Brittany Ferries enclenche sur son nouveau métier d’opérateur ferroviaire de l’arc atlantique. Un projet contrarié ces dernières années par plusieurs contretemps, et non des moindres, le Brexit et une pandémie qui a mis le ferry sur un mode « stop and go » pendant de longs mois. La compagnie transmanche a signé le 20 janvier la commande portant sur la fabrication de 47 wagons Modalohr, 22 cette année et 25 en 2024.
L’intention d’exploiter une autoroute ferroviaire entre le Pays basque français, le Royaume-Uni et l’Irlande via le port de Cherbourg avait été présentée il y a exactement trois ans à l’occasion de vœux aux élus normands.
Après le vide imposé par la pandémie, le projet avait été relancé en mars 2022 à l’occasion de la visite du ministre des Transports, alors Jean-Baptiste Djebarri. Ports de Normandie, l’autorité portuaire de Cherbourg, Caen et Dieppe, avait annoncé à cette occasion la construction au port de Cherbourg d’un terminal ferroviaire à partir de mars 2023, dont Brittany Ferries sera le propriétaire. Les travaux sont financés par les collectivités de la région normande*.

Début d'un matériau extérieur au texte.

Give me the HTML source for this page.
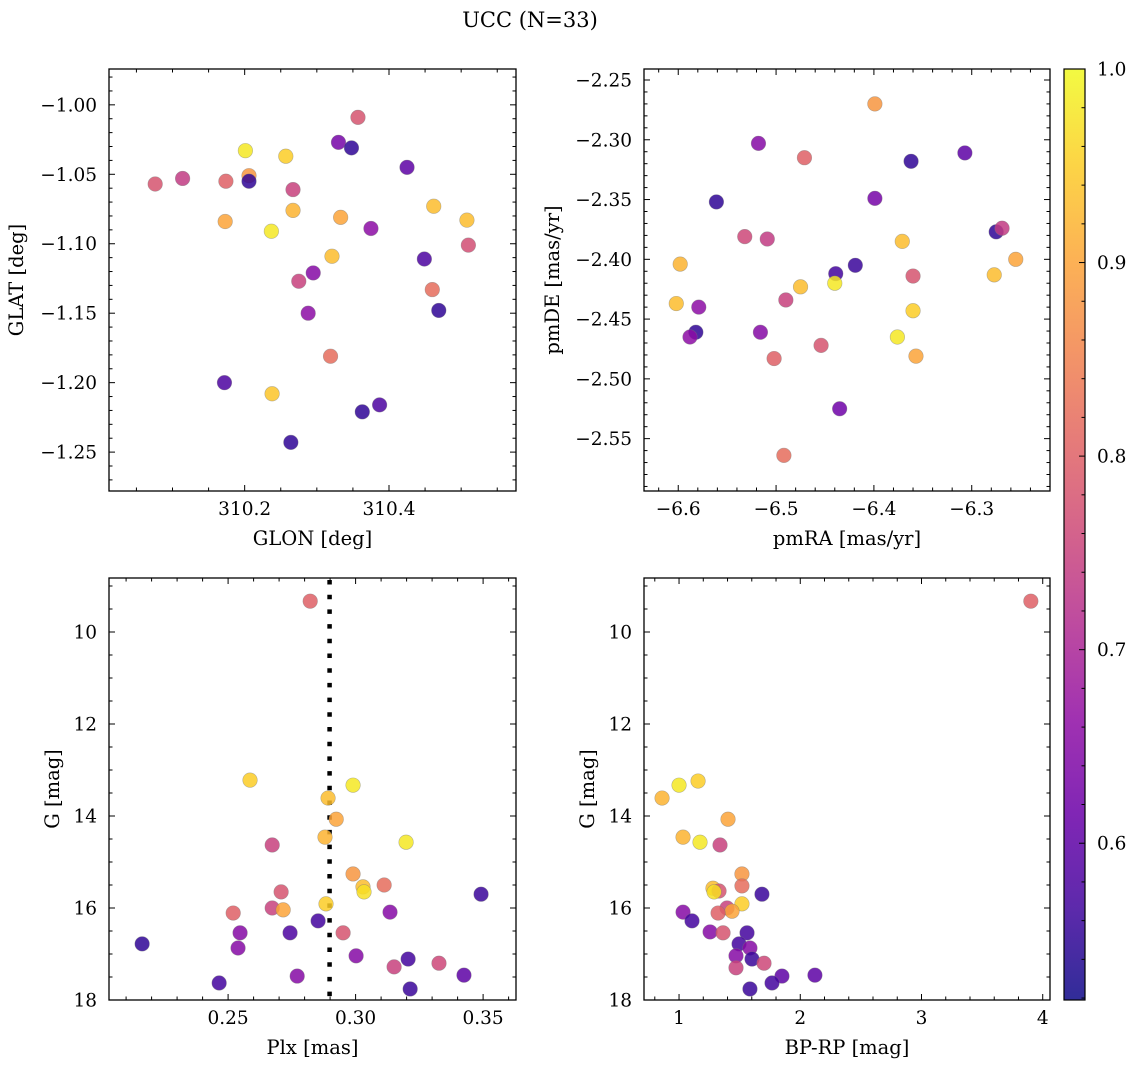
<!DOCTYPE html>
<html><head><meta charset="utf-8"><style>
html,body{margin:0;padding:0;background:#fff;}
svg text{font-family:"DejaVu Serif","Liberation Serif",serif;fill:#000;}
</style></head><body>
<svg id="fig" xmlns="http://www.w3.org/2000/svg" width="1136" height="1068" viewBox="0 0 1136 1068">
<defs><linearGradient id="cbgrad" x1="0" y1="1" x2="0" y2="0"></linearGradient></defs>
<text x="530" y="27" font-size="21" text-anchor="middle">UCC (N=33)</text>
</svg>
<script>
// ---- Panel 1: GLON vs GLAT ----
const glon1 = [310.076,310.114,310.174,310.206,310.206,310.201,310.257,310.267,310.173,310.237,310.267,310.333,310.330,310.348,310.357,310.375,310.425,310.462,310.508,310.510,310.449,310.321,310.295,310.275,310.288,310.460,310.469,310.319,310.172,310.238,310.363,310.387,310.264];
const glat1 = [-1.057,-1.053,-1.055,-1.051,-1.055,-1.033,-1.037,-1.061,-1.084,-1.091,-1.076,-1.081,-1.027,-1.031,-1.009,-1.089,-1.045,-1.073,-1.083,-1.101,-1.111,-1.109,-1.121,-1.127,-1.150,-1.133,-1.148,-1.181,-1.200,-1.208,-1.221,-1.216,-1.243];
const prob1 = [0.78,0.74,0.80,0.88,0.55,0.98,0.95,0.75,0.90,0.98,0.92,0.90,0.63,0.55,0.78,0.66,0.60,0.93,0.93,0.77,0.58,0.93,0.65,0.75,0.66,0.82,0.55,0.82,0.58,0.94,0.55,0.58,0.55];
// ---- Panel 2: pmRA vs pmDE ----
const pmra2 = [-6.399,-6.518,-6.471,-6.362,-6.307,-6.561,-6.399,-6.532,-6.509,-6.371,-6.275,-6.269,-6.598,-6.255,-6.419,-6.439,-6.440,-6.475,-6.360,-6.277,-6.602,-6.579,-6.490,-6.360,-6.582,-6.588,-6.516,-6.454,-6.376,-6.502,-6.357,-6.435,-6.492];
const pmde2 = [-2.270,-2.303,-2.315,-2.318,-2.311,-2.352,-2.349,-2.381,-2.383,-2.385,-2.377,-2.374,-2.404,-2.400,-2.405,-2.412,-2.420,-2.423,-2.414,-2.413,-2.437,-2.440,-2.434,-2.443,-2.461,-2.465,-2.461,-2.472,-2.465,-2.483,-2.481,-2.525,-2.564];
const prob2 = [0.88,0.65,0.80,0.55,0.60,0.55,0.63,0.76,0.74,0.93,0.55,0.74,0.92,0.90,0.56,0.57,0.98,0.93,0.78,0.93,0.93,0.66,0.75,0.95,0.55,0.66,0.65,0.78,0.98,0.80,0.90,0.62,0.82];
// ---- Panel 3: Plx vs G ----
const plx3 = [0.2163,0.2465,0.2520,0.2547,0.2539,0.2673,0.2708,0.2716,0.2743,0.2771,0.2853,0.2884,0.2951,0.2990,0.3029,0.3033,0.3002,0.3112,0.3135,0.3151,0.3206,0.3214,0.3327,0.3425,0.3492,0.2822,0.2586,0.2990,0.2892,0.2924,0.2880,0.2673,0.3198];
const gmag3 = [16.78,17.63,16.11,16.54,16.87,16.00,15.65,16.04,16.54,17.48,16.28,15.91,16.54,15.26,15.54,15.65,17.04,15.50,16.09,17.28,17.11,17.76,17.20,17.46,15.70,9.33,13.22,13.33,13.61,14.07,14.46,14.63,14.57];
const prob3 = [0.55,0.57,0.80,0.65,0.65,0.75,0.78,0.90,0.58,0.65,0.57,0.95,0.78,0.88,0.93,0.97,0.65,0.82,0.65,0.75,0.57,0.56,0.76,0.60,0.56,0.80,0.95,0.98,0.93,0.90,0.92,0.75,0.98];
const plxMedian = [0.2898];
// ---- Panel 4: BP-RP vs G ----
const bprp4 = [0.860,1.000,1.157,1.404,1.033,1.173,1.338,1.519,1.519,1.280,1.330,1.289,1.684,1.519,1.396,1.437,1.033,1.322,1.107,1.256,1.363,1.561,1.495,1.585,1.470,1.602,1.701,1.470,1.849,2.121,1.767,1.585,3.902];
const gmag4 = [13.61,13.33,13.24,14.07,14.46,14.57,14.63,15.26,15.52,15.57,15.63,15.65,15.70,15.91,16.00,16.07,16.09,16.11,16.28,16.52,16.54,16.54,16.78,16.87,17.04,17.11,17.20,17.30,17.48,17.46,17.63,17.76,9.33];
const prob4 = [0.92,0.98,0.95,0.90,0.92,0.98,0.75,0.88,0.82,0.93,0.78,0.97,0.56,0.95,0.75,0.90,0.65,0.80,0.57,0.65,0.78,0.57,0.57,0.65,0.65,0.56,0.76,0.75,0.60,0.60,0.57,0.56,0.80];
// ---- tick labels ----
const xt1 = [310.2,310.4], yt1 = [-1.00,-1.05,-1.10,-1.15,-1.20,-1.25];
const xt2 = [-6.6,-6.5,-6.4,-6.3], yt2 = [-2.25,-2.30,-2.35,-2.40,-2.45,-2.50,-2.55];
const xt3 = [0.25,0.30,0.35], yt3 = [10,12,14,16,18];
const xt4 = [1,2,3,4], yt4 = [10,12,14,16,18];
const cbTicks = [0.6,0.7,0.8,0.9,1.0];
const cbMin = 0.519, cbMax = 1.0;

const NS = "http://www.w3.org/2000/svg";
const svg = document.getElementById('fig');
function mk(tag, attrs, parent){ const e=document.createElementNS(NS,tag); for(const k in attrs) e.setAttribute(k,attrs[k]); (parent||svg).appendChild(e); return e; }

const plasma = [[13,8,135],[65,4,157],[106,0,168],[143,13,164],[177,42,144],[204,71,120],[225,100,98],[242,132,75],[252,166,54],[252,206,37],[240,249,33]];
function cmap(t){ t=Math.max(0,Math.min(1,t)); const f=t*10, i=Math.min(9,Math.floor(f)), r=f-i;
  const a=plasma[i], b=plasma[i+1]; return 'rgb('+a.map((v,k)=>Math.round(v+(b[k]-v)*r)).join(',')+')'; }
function cnorm(c){ return (c-cbMin)/(cbMax-cbMin); }
function fmt(v,d){ const s=Math.abs(v).toFixed(d); return (v<0?'\u2212':'')+s; }

function panel(cfg){
  const {name,x0,x1,y0,y1,xmin,xmax,yTop,yBot} = cfg;
  const sx = v => x0+(v-xmin)/(xmax-xmin)*(x1-x0);
  const sy = v => y0+(v-yTop)/(yBot-yTop)*(y1-y0);
  const g = mk('g',{});
  
  
  const ylo=Math.min(yTop,yBot), yhi=Math.max(yTop,yBot);
  for(let k=Math.ceil(xmin/cfg.xminor-1e-6); k*cfg.xminor<=xmax+1e-9; k++){
    const v=k*cfg.xminor, X=sx(v);
    const isMaj = Math.abs(v/cfg.xmajor-Math.round(v/cfg.xmajor))<1e-6;
    const L = isMaj?6:3.5;
    const t1=mk('line',{x1:X,x2:X,y1:y1,y2:y1-L,stroke:'#000','stroke-width':1},g);
     
    mk('line',{x1:X,x2:X,y1:y0,y2:y0+L,stroke:'#000','stroke-width':1},g);
  }
  for(let k=Math.ceil(ylo/cfg.yminor-1e-6); k*cfg.yminor<=yhi+1e-9; k++){
    const v=k*cfg.yminor, Y=sy(v);
    const isMaj = Math.abs(v/cfg.ymajor-Math.round(v/cfg.ymajor))<1e-6;
    const L = isMaj?6:3.5;
    const t2=mk('line',{x1:x0,x2:x0+L,y1:Y,y2:Y,stroke:'#000','stroke-width':1},g);
     
    mk('line',{x1:x1,x2:x1-L,y1:Y,y2:Y,stroke:'#000','stroke-width':1},g);
  }
  cfg.xt.forEach(v=>{ const t=mk('text',{x:sx(v),y:y1+24,'font-size':18.5,'text-anchor':'middle'},g); t.textContent=fmt(v,cfg.xd);
      });
  cfg.yt.forEach(v=>{ const t=mk('text',{x:x0-12,y:sy(v)+6.5,'font-size':18.5,'text-anchor':'end'},g); t.textContent=fmt(v,cfg.yd);
      });
  const xl=mk('text',{x:(x0+x1)/2,y:y1+54,'font-size':19.5,'text-anchor':'middle'},g); xl.textContent=cfg.xlabel;
   
  const yl=mk('text',{x:0,y:0,'font-size':19.5,'text-anchor':'middle',transform:'translate('+cfg.ylx+','+((y0+y1)/2)+') rotate(-90)'},g); yl.textContent=cfg.ylabel;
   
  if(cfg.vline!==undefined){
    const vl=mk('line',{x1:sx(cfg.vline),x2:sx(cfg.vline),y1:y0+2,y2:y1,stroke:'#000','stroke-width':4.5,'stroke-dasharray':'4.5 10.2'},g);
     
  }
  for(let i=0;i<cfg.xs.length;i++){
    const c=mk('circle',{cx:sx(cfg.xs[i]),cy:sy(cfg.ys[i]),r:7.3,fill:cmap(cnorm(cfg.cs[i])),'fill-opacity':0.85,stroke:'#777','stroke-opacity':0.5,'stroke-width':0.6},g);
    
    
  }
  const fr=mk('rect',{x:x0,y:y0,width:x1-x0,height:y1-y0,fill:'none',stroke:'#000','stroke-width':1.3},g);
   
}

panel({name:'glon-glat',x0:109,x1:516,y0:69,y1:491,xmin:310.012,xmax:310.576,yTop:-0.9742,yBot:-1.278,
  xmajor:0.2,xminor:0.05,ymajor:0.05,yminor:0.01,xt:xt1,yt:yt1,xd:1,yd:2,xlabel:'GLON [deg]',ylabel:'GLAT [deg]',ylx:23,
  xs:glon1,ys:glat1,cs:prob1});
panel({name:'pmra-pmde',x0:644,x1:1050,y0:69,y1:491,xmin:-6.635,xmax:-6.220,yTop:-2.2408,yBot:-2.5938,
  xmajor:0.1,xminor:0.02,ymajor:0.05,yminor:0.01,xt:xt2,yt:yt2,xd:1,yd:2,xlabel:'pmRA [mas/yr]',ylabel:'pmDE [mas/yr]',ylx:559,
  xs:pmra2,ys:pmde2,cs:prob2});
panel({name:'plx-g',x0:109,x1:516,y0:578,y1:1000,xmin:0.2033,xmax:0.3629,yTop:8.826,yBot:18,
  xmajor:0.05,xminor:0.01,ymajor:2,yminor:0.5,xt:xt3,yt:yt3,xd:2,yd:0,xlabel:'Plx [mas]',ylabel:'G [mag]',ylx:59,
  xs:plx3,ys:gmag3,cs:prob3,vline:plxMedian[0]});
panel({name:'bprp-g',x0:644,x1:1050,y0:578,y1:1000,xmin:0.711,xmax:4.06,yTop:8.826,yBot:18,
  xmajor:1,xminor:0.2,ymajor:2,yminor:0.5,xt:xt4,yt:yt4,xd:0,yd:0,xlabel:'BP-RP [mag]',ylabel:'G [mag]',ylx:594,
  xs:bprp4,ys:gmag4,cs:prob4});

// ---- colorbar ----
const grad=document.getElementById('cbgrad');
for(let i=0;i<=20;i++){ const t=i/20; mk('stop',{offset:t,'stop-color':cmap(t)},grad); }
const cbx0=1064, cbx1=1085, cby0=69, cby1=1000;
const cb=mk('rect',{x:cbx0,y:cby0,width:cbx1-cbx0,height:cby1-cby0,fill:'url(#cbgrad)','fill-opacity':0.85,stroke:'#000','stroke-width':1.2});


const cy = v => cby1-(v-cbMin)/(cbMax-cbMin)*(cby1-cby0);
for(let k=Math.ceil(cbMin/0.02); k*0.02<=cbMax+1e-9; k++){
  const v=k*0.02, Y=cy(v); const maj=Math.abs(v*10-Math.round(v*10))<1e-6;
  mk('line',{x1:cbx1,x2:cbx1-(maj?6:3.5),y1:Y,y2:Y,stroke:'#000','stroke-width':1});
}
cbTicks.forEach(v=>{ const t=mk('text',{x:1097,y:cy(v)+6.5,'font-size':18.5}); t.textContent=v.toFixed(1);
    });
</script>
</body></html>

Un service ferroviaire en extension maritime
L’exploitation de ce terminal avait fait l’objet, en 2019, d’un appel à manifestations d’intérêt auquel Brittany Ferries avait répondu en proposant précisément un service ferroviaire en extension terrestre des traversées maritimes de la Manche. Avec ce projet, la compagnie bretonne cherche à développer, sur l’axe atlantique, un trafic de semi-remorques non-accompagnées « fournies » par les ferries de la compagnie opérant sur les lignes entre Poole, Portsmouth (Royaume-Uni), Rosslare (Irlande) et Cherbourg.
La pandémie a certes expliqué des retards mais la voie ferroviaire de 950 km de long nécessite en outre des travaux qui tardent. Le gestionnaire français des infrastructures ferroviaires SNCF Réseau s’est engagé, moyennant 30 M€ d’investissements, à adapter des ponts qui n’offrent pas une hauteur libre suffisante pour le passage des remorques sur wagons Lohr, et quatre tunnels, en particulier entre Poitiers et Bordeaux, d’ici à 2027. Dans un premier temps, l’autoroute ferroviaire passera par Niort et Saintes (à partir de 2024) avant de transiter via Angoulême, selon son itinéraire définitif.
Des sillons à ajuster aux horaires des ferries
Les sillons doivent aussi être adaptés pour être en correspondance avec les horaires des ferries de Brittany ferries « tout en évitant les mouvements de navettes à l’arrivée ou au départ de Cherbourg aux périodes de pointe du trafic routier », précise la compagnie.
Le plan de transport comprend des rames de 21 wagons Lohr « permettant de transporter 42 semi-remorques chargées et déchargées par roulage avec les mêmes outils de manutention horizontale que dans les ports ». Sans devoir être soulevés donc. La traction des trains se fera par des locomotives diesel/électrique, car certaines sections de ligne empruntées ne sont pas encore électrifiées.
Mise en service en 2024
Le lancement de l’autoroute ferroviaire entre Cherbourg et Bayonne est prévu pour l’été 2024. À raison d’une liaison aller-retour par jour, six jours sur sept, cette autoroute ferroviaire vise 20 000 remorques par an. Il restera à gérer le fret retour.
Avec ce projet, Brittany Ferries s’ancre un peu plus entre îles britanniques et la péninsule ibérique, son deuxième fonds de commerce, après celui des liaisons franco-britanniques. Ce qu’a fait Grimaldi sur un axe Italie-Espagne, compare Paul Tourret, le directeur de l’Isemar, dans un décryptage sur le roulier en Europe. Mais avec encore plus de sens, en devenant un transporteur multimodal de l’arc atlantique.
Trois nouvelles autoroutes ferroviaires ont bénéficié du plan de relance français depuis 2020 au titre du ferroviaire : Cherbourg-Mouguerre, Sète-Calais et Rungis–Perpignan. Dans le cadre du Green Deal européen, l’investissement pour la réalisation des terminaux de ferroutage doit bénéficier en outre de soutien en lien avec la stratégie européenne sur les corridors du réseau TEN-T et le budget transport CEF (Connecting European Facility).
Adeline Descamps
*Pour Ports de Normandie, l’investissement représente près de 13 M€, financés par la région Normandie (1,7 M€), le département de la Manche (850 K€), l’agglomération du Cotentin (285 K€) et une part d’autofinancement (8,7 M€). L'Union européenne intervient par ailleurs à hauteur de 1,4 M€ (inclus aux 13 M€), Cherbourg Port participe à hauteur de 4 M€, soit 17 M€ au total.